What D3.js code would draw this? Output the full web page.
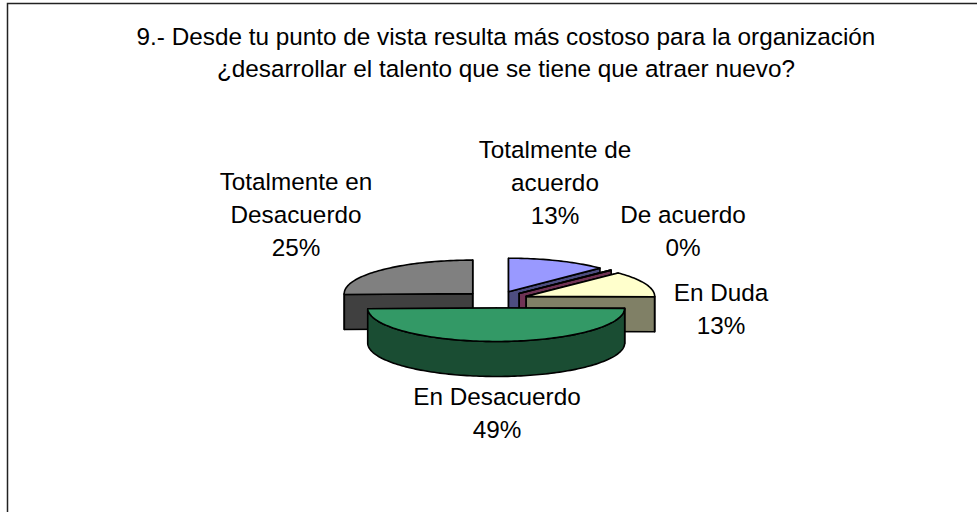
<!DOCTYPE html>
<html>
<head>
<meta charset="utf-8">
<script src="https://cdn.jsdelivr.net/npm/d3@7"></script>
<style>
html, body { margin: 0; padding: 0; background: #fff; overflow: hidden; }
text { font-family: "Liberation Sans", Arial, sans-serif; font-size: 24.3px; fill: #000; }
</style>
</head>
<body>
<script>
var width = 977
var height = 512

// chart data
const categories = ['Totalmente de acuerdo', 'De acuerdo', 'En Duda', 'En Desacuerdo', 'Totalmente en Desacuerdo']
const values = [12.6, 0.1, 12.5, 49.4, 25.4]
const titleLines = [
    '9.- Desde tu punto de vista resulta más costoso para la organización',
    '¿desarrollar el talento que se tiene que atraer nuevo?'
]
const labelLines = [
    ['Totalmente de', 'acuerdo'],
    ['De acuerdo'],
    ['En Duda'],
    ['En Desacuerdo'],
    ['Totalmente en', 'Desacuerdo']
]
const topColors = ['#9999ff', '#993366', '#ffffcc', '#339966', '#808080']
const sideColors = ['#4d4d80', '#703355', '#808066', '#1a4d33', '#404040']

// label anchor: centre x and baseline of the first line
const labelPos = [
    { x: 555, y: 158 },
    { x: 683, y: 223 },
    { x: 721, y: 301 },
    { x: 497, y: 405 },
    { x: 296, y: 190 }
]

// pie geometry
var cx = 496, cy = 299.5
var rx = 128.5, ry = 33.5
var depth = 35
var explode = 32.5
var lineStep = 33

var svg = d3.select('body').append('svg')
    .attr('width', width)
    .attr('height', height)
    .style('display', 'block')

// chart area border, right and bottom sides fall outside the crop
svg.append('rect')
    .attr('x', 7.5).attr('y', 3.5)
    .attr('width', width + 20).attr('height', height + 20)
    .attr('fill', '#fff')
    .attr('stroke', '#222')
    .attr('stroke-width', 1.5)

var title = svg.append('g').attr('class', 'title')
title.selectAll('text')
    .data(titleLines)
    .enter()
    .append('text')
    .attr('x', 506)
    .attr('y', (d, i) => 45 + i * 32)
    .attr('text-anchor', 'middle')
    .text(d => d)

var pie = d3.pie().sort(null).value(d => d)
var slices = pie(values).map(function (d, i) {
    var mid = (d.startAngle + d.endAngle) / 2
    return {
        index: i,
        start: d.startAngle,
        end: d.endAngle,
        mid: mid,
        ox: cx + explode * Math.sin(mid),
        oy: cy - explode * Math.cos(mid) * ry / rx
    }
})

function rimPoints(s, a0, a1, dy) {
    var n = Math.max(2, Math.ceil((a1 - a0) * 40))
    return d3.range(n + 1).map(function (k) {
        var a = a0 + (a1 - a0) * k / n
        return [s.ox + rx * Math.sin(a), s.oy - ry * Math.cos(a) + dy]
    })
}

var line = d3.line()

function cutFace(s, a) {
    var p = [s.ox + rx * Math.sin(a), s.oy - ry * Math.cos(a)]
    return line([[s.ox, s.oy], p, [p[0], p[1] + depth], [s.ox, s.oy + depth]]) + 'Z'
}

// back slices first
var ordered = slices.slice().sort((a, b) => Math.cos(b.mid) - Math.cos(a.mid))

var pieG = svg.append('g').attr('class', 'pie')
var groups = pieG.selectAll('g')
    .data(ordered)
    .enter()
    .append('g')
    .attr('stroke', '#000')
    .attr('stroke-width', 1.6)
    .attr('stroke-linejoin', 'round')

groups.append('path')
    .attr('d', d => cutFace(d, d.start))
    .attr('fill', d => sideColors[d.index])
groups.append('path')
    .attr('d', d => cutFace(d, d.end))
    .attr('fill', d => sideColors[d.index])

// outer wall, only the part that faces the viewer
groups.filter(d => Math.max(d.start, Math.PI / 2) < Math.min(d.end, Math.PI * 1.5))
    .append('path')
    .attr('d', function (d) {
        var a0 = Math.max(d.start, Math.PI / 2)
        var a1 = Math.min(d.end, Math.PI * 1.5)
        var pts = rimPoints(d, a0, a1, 0).concat(rimPoints(d, a0, a1, depth).reverse())
        return line(pts) + 'Z'
    })
    .attr('fill', d => sideColors[d.index])

groups.append('path')
    .attr('d', d => line([[d.ox, d.oy]].concat(rimPoints(d, d.start, d.end, 0))) + 'Z')
    .attr('fill', d => topColors[d.index])

// labels
var fmt = d3.format('.0f')
var labels = svg.append('g').attr('class', 'labels')
labels.selectAll('text')
    .data(slices)
    .enter()
    .append('text')
    .attr('text-anchor', 'middle')
    .attr('y', d => labelPos[d.index].y)
    .each(function (d) {
        var lines = labelLines[d.index].concat(fmt(values[d.index]) + '%')
        d3.select(this).selectAll('tspan')
            .data(lines)
            .enter()
            .append('tspan')
            .attr('x', labelPos[d.index].x)
            .attr('y', (t, i) => labelPos[d.index].y + i * lineStep)
            .text(t => t)
    })
</script>
</body>
</html>
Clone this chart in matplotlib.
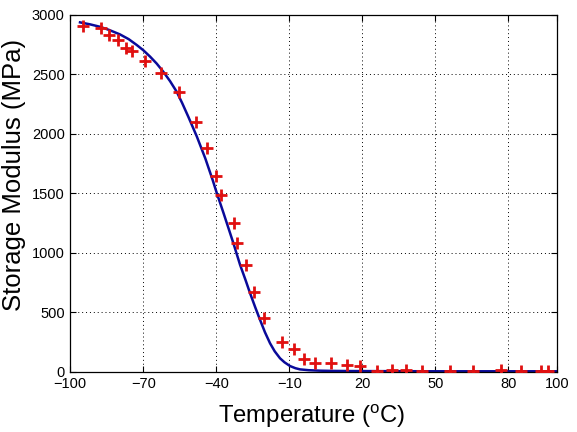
import matplotlib
matplotlib.use("Agg")
import matplotlib.pyplot as plt

# measured data (red crosses)
temp_data = [-94.7, -87.5, -84.1, -80.5, -77.1, -74.8, -69.2, -62.7, -55.2, -48.5,
             -43.8, -40.2, -38.2, -32.6, -31.6, -27.9, -24.4, -20.3, -12.9, -8.2,
             -3.9, 0.4, 7.3, 13.8, 19.0, 26.2, 32.1, 38.0, 44.4, 55.9, 65.4, 76.8,
             85.1, 93.6, 96.2]
modulus_data = [2903, 2890, 2830, 2785, 2720, 2693, 2609, 2508, 2351, 2097,
                1881, 1645, 1483, 1250, 1077, 895, 671, 447, 245, 189,
                105, 74, 74, 52, 46, 5, 12, 10, 6, 6, 6, 10,
                6, 6, 6]

# fitted curve (blue line)
temp_fit = [-96.0, -92.0, -87.8, -84.0, -79.6, -76.0, -72.7, -70.0, -67.2, -64.5,
            -61.8, -59.0, -56.3, -54.0, -51.5, -48.0, -44.5, -41.5, -39.8, -37.0,
            -35.0, -33.0, -30.2, -28.0, -26.1, -24.0, -22.0, -20.0, -17.9, -16.0,
            -13.8, -12.0, -9.7, -7.5, -5.6, -2.0, 2.6, 8.0, 15.0, 30.0, 50.0, 100.0]
modulus_fit = [2934, 2918, 2897, 2870, 2833, 2793, 2744, 2700, 2646, 2588,
               2520, 2440, 2352, 2255, 2141, 1975, 1790, 1610, 1500, 1330,
               1205, 1080, 895, 770, 657, 540, 433, 330, 237, 170,
               111, 78, 46, 28, 18, 11, 7, 5, 4, 3, 2, 2]

xticks = [-100, -70, -40, -10, 20, 50, 80, 100]
yticks = [0, 500, 1000, 1500, 2000, 2500, 3000]

plt.rcParams['font.family'] = ['Liberation Sans', 'DejaVu Sans']

fig = plt.figure(figsize=(5.77, 4.32), dpi=100)
ax = fig.add_axes([0.1218, 0.140, 0.8435, 0.8264])

ax.plot(temp_fit, modulus_fit, color='#0a0a9a', linewidth=1.8, zorder=2)
ax.plot(temp_data, modulus_data, linestyle='none', marker='+', color='#e01010',
        markersize=9, markeredgewidth=2.0, zorder=3)

ax.set_xlim(-100, 100)
ax.set_ylim(0, 3000)
ax.set_xticks(xticks)
ax.set_yticks(yticks)
ax.tick_params(direction='in', length=4, width=0.8, top=True, right=True,
               labelsize=10.5, colors='black', pad=4)
ax.grid(True, linestyle=(0, (1, 3)), color='black', linewidth=0.7)
for s in ax.spines.values():
    s.set_linewidth(0.9)

ax.set_xlabel('Temperature ($\\mathregular{^oC}$)', fontsize=17.2)
ax.xaxis.set_label_coords(0.496, -0.088)
ax.set_ylabel('Storage Modulus (MPa)', fontsize=18.5)
ax.yaxis.set_label_coords(-0.090, 0.552)

fig.savefig('out.png', dpi=100)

WRITTEN TASK = Only the lines from the one holding "Clone this chart in matplotlib." to the one holding "import matplotlib.pyplot as plt" should be returned, both included and exactly as written, with no pictures.

COMPLETE OUTPUT =
Clone this chart in matplotlib.
import matplotlib
matplotlib.use("Agg")
import matplotlib.pyplot as plt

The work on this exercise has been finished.